▶ **What needs to be done**
Produce an exact copy of all the data below, dropping every image.

▶ **Data shown**
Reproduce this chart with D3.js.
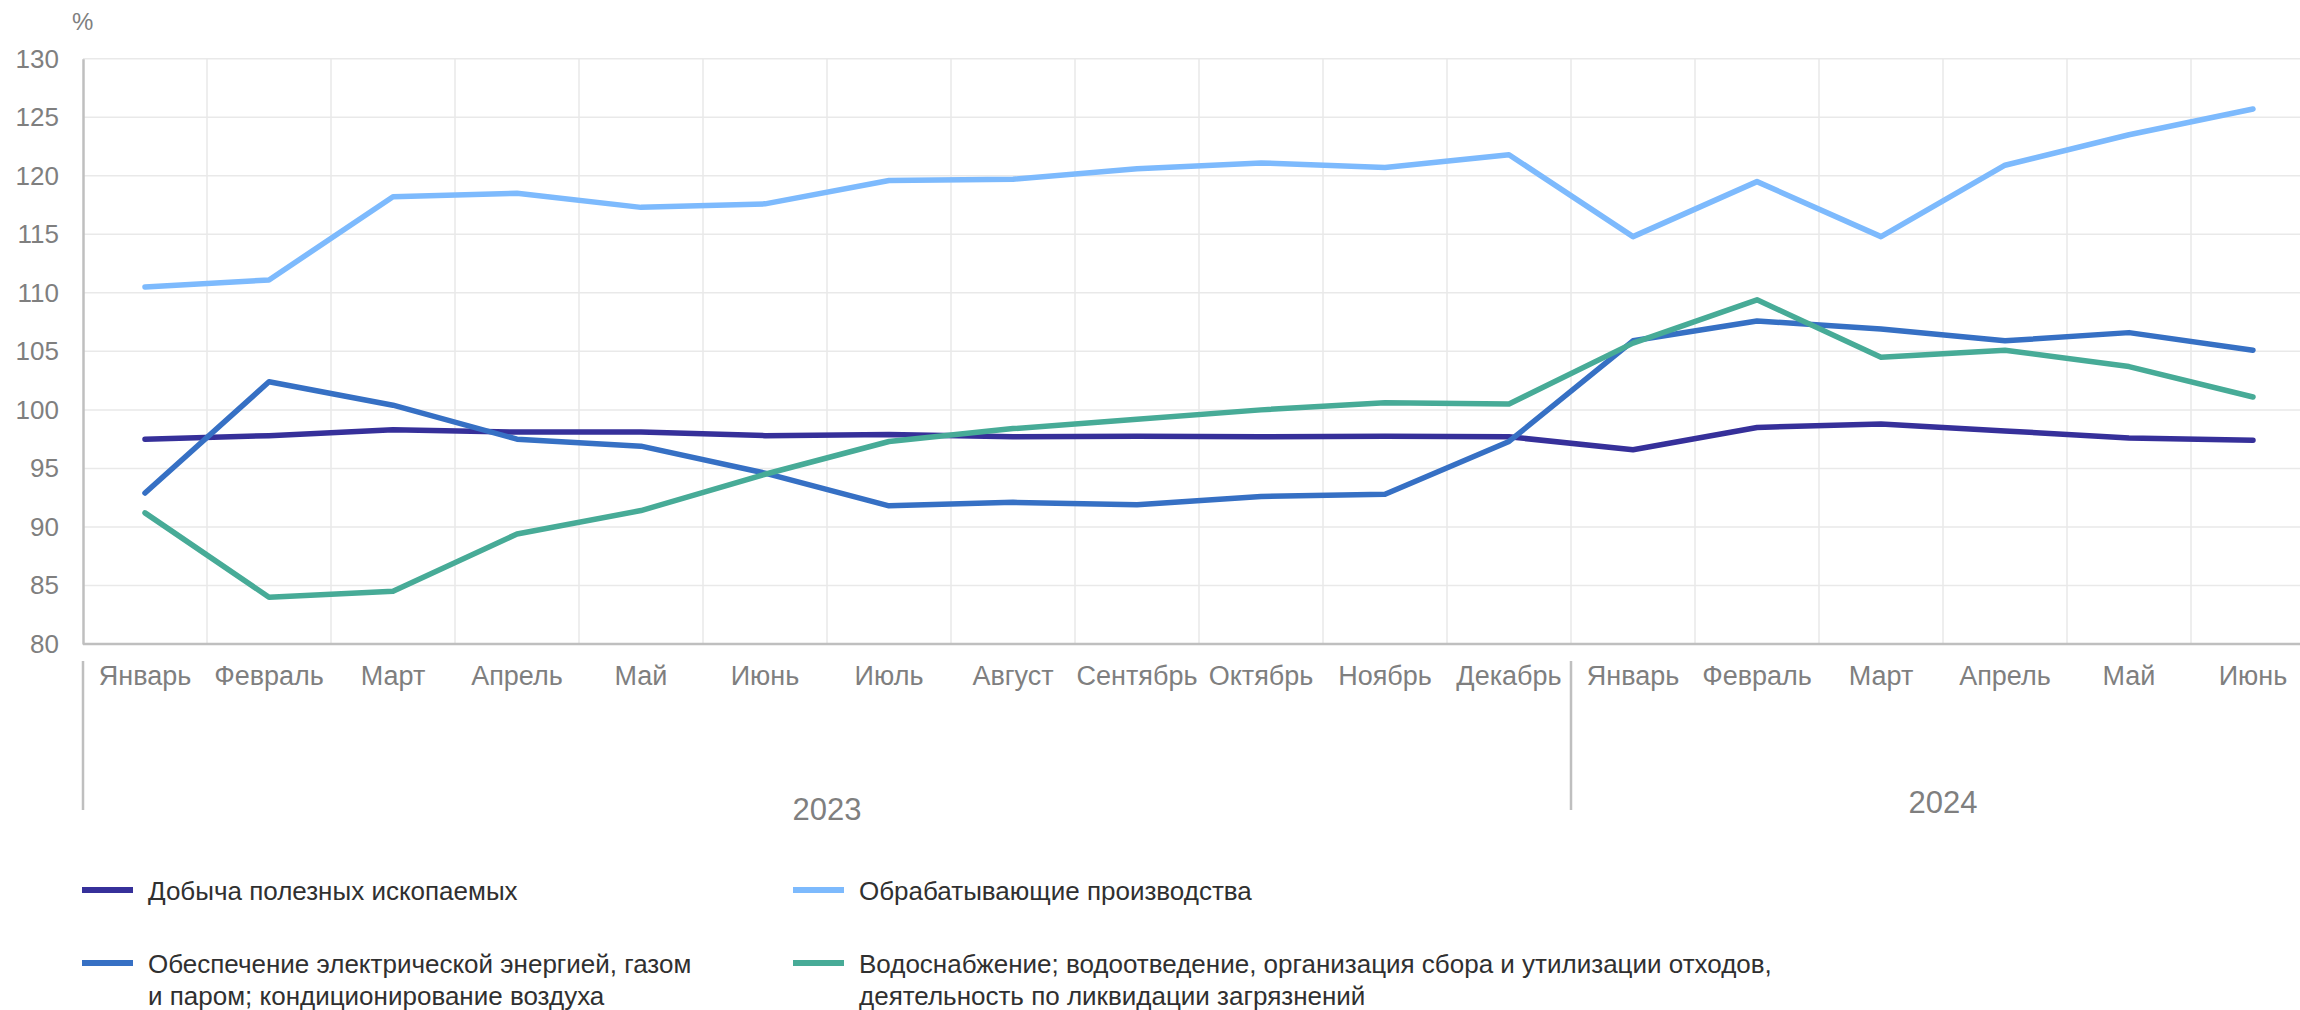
<!DOCTYPE html>
<html>
<head>
<meta charset="utf-8">
<script src="https://cdn.jsdelivr.net/npm/d3@7"></script>
<style>
  body { margin: 0; background: #fff; }
  svg { display: block; font-family: "Liberation Sans", Arial, sans-serif; }
</style>
</head>
<body>
<svg width="2300" height="1010"></svg>
<script>
// months for two years
var months = ["Январь","Февраль","Март","Апрель","Май","Июнь","Июль","Август","Сентябрь","Октябрь","Ноябрь","Декабрь",
              "Январь","Февраль","Март","Апрель","Май","Июнь"];
var years = ["2023","2024"];
var yearLen = [12, 6];
var yTicks = [80,85,90,95,100,105,110,115,120,125,130];

var mining   = [97.5,97.8,98.3,98.1,98.1,97.8,97.9,97.7,97.75,97.7,97.75,97.7, 96.6,98.5,98.8,98.2,97.6,97.4];
var manuf    = [110.5,111.1,118.2,118.5,117.3,117.6,119.6,119.7,120.6,121.1,120.7,121.8, 114.8,119.5,114.8,120.9,123.5,125.7];
var energy   = [92.9,102.4,100.4,97.5,96.9,94.6,91.8,92.1,91.9,92.6,92.8,97.3, 105.9,107.6,106.9,105.9,106.6,105.1];
var water    = [91.2,84.0,84.5,89.4,91.4,94.5,97.3,98.4,99.2,100.0,100.6,100.5, 105.7,109.4,104.5,105.1,103.7,101.1];

var seriesNames = ["Добыча полезных ископаемых",
                   "Обрабатывающие производства",
                   "Обеспечение электрической энергией, газом|и паром; кондиционирование воздуха",
                   "Водоснабжение; водоотведение, организация сбора и утилизации отходов,|деятельность по ликвидации загрязнений"];
var seriesColors = ["#36309a","#7dbafd","#3670c4","#47ab97"];
var seriesData = [mining, manuf, energy, water];

var svg = d3.select("svg");
var plotLeft = 83, band = 124, plotTop = 58.7, plotBottom = 644;

var x = d3.scaleBand().domain(d3.range(months.length)).range([plotLeft, plotLeft + band*months.length]);
var y = d3.scaleLinear().domain([80,130]).range([plotBottom, plotTop]);

// grid
svg.append("g").selectAll("line").data(yTicks.slice(1)).join("line")
  .attr("x1", plotLeft).attr("x2", x.range()[1])
  .attr("y1", function(d){ return y(d); }).attr("y2", function(d){ return y(d); })
  .attr("stroke", "#e9e9e9").attr("stroke-width", 1.5);
svg.append("g").selectAll("line").data(d3.range(1, months.length+1)).join("line")
  .attr("x1", function(i){ return plotLeft + band*i; }).attr("x2", function(i){ return plotLeft + band*i; })
  .attr("y1", plotTop).attr("y2", plotBottom)
  .attr("stroke", "#e9e9e9").attr("stroke-width", 1.5);

// y axis
var yAxis = svg.append("g").attr("transform", "translate(" + plotLeft + ",0)")
  .call(d3.axisLeft(y).tickValues(yTicks).tickSize(0).tickPadding(24));
yAxis.select(".domain").attr("stroke", "#bfbfbf").attr("stroke-width", 2.5);
yAxis.selectAll("text").attr("font-size", 26).attr("fill", "#7f7f7f").attr("font-family", null);

svg.append("text").attr("x", 72).attr("y", 30).attr("font-size", 24).attr("fill", "#7f7f7f").text("%");

// x axis
svg.append("line").attr("x1", plotLeft).attr("x2", x.range()[1]).attr("y1", plotBottom).attr("y2", plotBottom)
  .attr("stroke", "#bfbfbf").attr("stroke-width", 2.5);
var xAxis = svg.append("g").attr("transform", "translate(0," + plotBottom + ")")
  .call(d3.axisBottom(x).tickFormat(function(i){ return months[i]; }).tickSize(0).tickPadding(22));
xAxis.select(".domain").remove();
xAxis.selectAll("text").attr("font-size", 27).attr("fill", "#7f7f7f").attr("font-family", null);

// year separators and labels
var start = 0;
years.forEach(function(yr, k) {
  var x0 = plotLeft + band*start, x1 = plotLeft + band*(start + yearLen[k]);
  svg.append("line").attr("x1", x0).attr("x2", x0).attr("y1", 661).attr("y2", 810)
    .attr("stroke", "#bfbfbf").attr("stroke-width", 2.5);
  svg.append("text").attr("x", (x0 + x1)/2).attr("y", k === 0 ? 820 : 813)
    .attr("text-anchor", "middle").attr("font-size", 31).attr("fill", "#7f7f7f").text(yr);
  start += yearLen[k];
});

// lines
var line = d3.line().x(function(d, i){ return x(i) + x.bandwidth()/2; }).y(function(d){ return y(d); });
seriesData.forEach(function(s, k) {
  svg.append("path").datum(s).attr("d", line)
    .attr("fill", "none").attr("stroke", seriesColors[k]).attr("stroke-width", 5.5)
    .attr("stroke-linejoin", "round").attr("stroke-linecap", "round");
});

// legend
var legPos = [[82, 890], [793, 890], [82, 963], [793, 963]];
seriesNames.forEach(function(name, k) {
  var g = svg.append("g").attr("transform", "translate(" + legPos[k][0] + "," + legPos[k][1] + ")");
  g.append("line").attr("x1", 0).attr("x2", 51).attr("y1", 0).attr("y2", 0)
    .attr("stroke", seriesColors[k]).attr("stroke-width", 6);
  var t = g.append("text").attr("x", 66).attr("y", 10).attr("font-size", 26).attr("fill", "#303030");
  name.split("|").forEach(function(part, j) {
    t.append("tspan").attr("x", 66).attr("dy", j === 0 ? 0 : 32).text(part);
  });
});
</script>
</body>
</html>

▶ **Correct result**
Reproduce this chart with D3.js.
<!DOCTYPE html>
<html>
<head>
<meta charset="utf-8">
<script src="https://cdn.jsdelivr.net/npm/d3@7"></script>
<style>
  body { margin: 0; background: #fff; }
  svg { display: block; font-family: "Liberation Sans", Arial, sans-serif; }
</style>
</head>
<body>
<svg width="2300" height="1010"></svg>
<script>
// months for two years
var months = ["Январь","Февраль","Март","Апрель","Май","Июнь","Июль","Август","Сентябрь","Октябрь","Ноябрь","Декабрь",
              "Январь","Февраль","Март","Апрель","Май","Июнь"];
var years = ["2023","2024"];
var yearLen = [12, 6];
var yTicks = [80,85,90,95,100,105,110,115,120,125,130];

var mining   = [97.5,97.8,98.3,98.1,98.1,97.8,97.9,97.7,97.75,97.7,97.75,97.7, 96.6,98.5,98.8,98.2,97.6,97.4];
var manuf    = [110.5,111.1,118.2,118.5,117.3,117.6,119.6,119.7,120.6,121.1,120.7,121.8, 114.8,119.5,114.8,120.9,123.5,125.7];
var energy   = [92.9,102.4,100.4,97.5,96.9,94.6,91.8,92.1,91.9,92.6,92.8,97.3, 105.9,107.6,106.9,105.9,106.6,105.1];
var water    = [91.2,84.0,84.5,89.4,91.4,94.5,97.3,98.4,99.2,100.0,100.6,100.5, 105.7,109.4,104.5,105.1,103.7,101.1];

var seriesNames = ["Добыча полезных ископаемых",
                   "Обрабатывающие производства",
                   "Обеспечение электрической энергией, газом|и паром; кондиционирование воздуха",
                   "Водоснабжение; водоотведение, организация сбора и утилизации отходов,|деятельность по ликвидации загрязнений"];
var seriesColors = ["#36309a","#7dbafd","#3670c4","#47ab97"];
var seriesData = [mining, manuf, energy, water];

var svg = d3.select("svg");
var plotLeft = 83, band = 124, plotTop = 58.7, plotBottom = 644;

var x = d3.scaleBand().domain(d3.range(months.length)).range([plotLeft, plotLeft + band*months.length]);
var y = d3.scaleLinear().domain([80,130]).range([plotBottom, plotTop]);

// grid
svg.append("g").selectAll("line").data(yTicks.slice(1)).join("line")
  .attr("x1", plotLeft).attr("x2", x.range()[1])
  .attr("y1", function(d){ return y(d); }).attr("y2", function(d){ return y(d); })
  .attr("stroke", "#e9e9e9").attr("stroke-width", 1.5);
svg.append("g").selectAll("line").data(d3.range(1, months.length+1)).join("line")
  .attr("x1", function(i){ return plotLeft + band*i; }).attr("x2", function(i){ return plotLeft + band*i; })
  .attr("y1", plotTop).attr("y2", plotBottom)
  .attr("stroke", "#e9e9e9").attr("stroke-width", 1.5);

// y axis
var yAxis = svg.append("g").attr("transform", "translate(" + plotLeft + ",0)")
  .call(d3.axisLeft(y).tickValues(yTicks).tickSize(0).tickPadding(24));
yAxis.select(".domain").attr("stroke", "#bfbfbf").attr("stroke-width", 2.5);
yAxis.selectAll("text").attr("font-size", 26).attr("fill", "#7f7f7f").attr("font-family", null);

svg.append("text").attr("x", 72).attr("y", 30).attr("font-size", 24).attr("fill", "#7f7f7f").text("%");

// x axis
svg.append("line").attr("x1", plotLeft).attr("x2", x.range()[1]).attr("y1", plotBottom).attr("y2", plotBottom)
  .attr("stroke", "#bfbfbf").attr("stroke-width", 2.5);
var xAxis = svg.append("g").attr("transform", "translate(0," + plotBottom + ")")
  .call(d3.axisBottom(x).tickFormat(function(i){ return months[i]; }).tickSize(0).tickPadding(22));
xAxis.select(".domain").remove();
xAxis.selectAll("text").attr("font-size", 27).attr("fill", "#7f7f7f").attr("font-family", null);

// year separators and labels
var start = 0;
years.forEach(function(yr, k) {
  var x0 = plotLeft + band*start, x1 = plotLeft + band*(start + yearLen[k]);
  svg.append("line").attr("x1", x0).attr("x2", x0).attr("y1", 661).attr("y2", 810)
    .attr("stroke", "#bfbfbf").attr("stroke-width", 2.5);
  svg.append("text").attr("x", (x0 + x1)/2).attr("y", k === 0 ? 820 : 813)
    .attr("text-anchor", "middle").attr("font-size", 31).attr("fill", "#7f7f7f").text(yr);
  start += yearLen[k];
});

// lines
var line = d3.line().x(function(d, i){ return x(i) + x.bandwidth()/2; }).y(function(d){ return y(d); });
seriesData.forEach(function(s, k) {
  svg.append("path").datum(s).attr("d", line)
    .attr("fill", "none").attr("stroke", seriesColors[k]).attr("stroke-width", 5.5)
    .attr("stroke-linejoin", "round").attr("stroke-linecap", "round");
});

// legend
var legPos = [[82, 890], [793, 890], [82, 963], [793, 963]];
seriesNames.forEach(function(name, k) {
  var g = svg.append("g").attr("transform", "translate(" + legPos[k][0] + "," + legPos[k][1] + ")");
  g.append("line").attr("x1", 0).attr("x2", 51).attr("y1", 0).attr("y2", 0)
    .attr("stroke", seriesColors[k]).attr("stroke-width", 6);
  var t = g.append("text").attr("x", 66).attr("y", 10).attr("font-size", 26).attr("fill", "#303030");
  name.split("|").forEach(function(part, j) {
    t.append("tspan").attr("x", 66).attr("dy", j === 0 ? 0 : 32).text(part);
  });
});
</script>
</body>
</html>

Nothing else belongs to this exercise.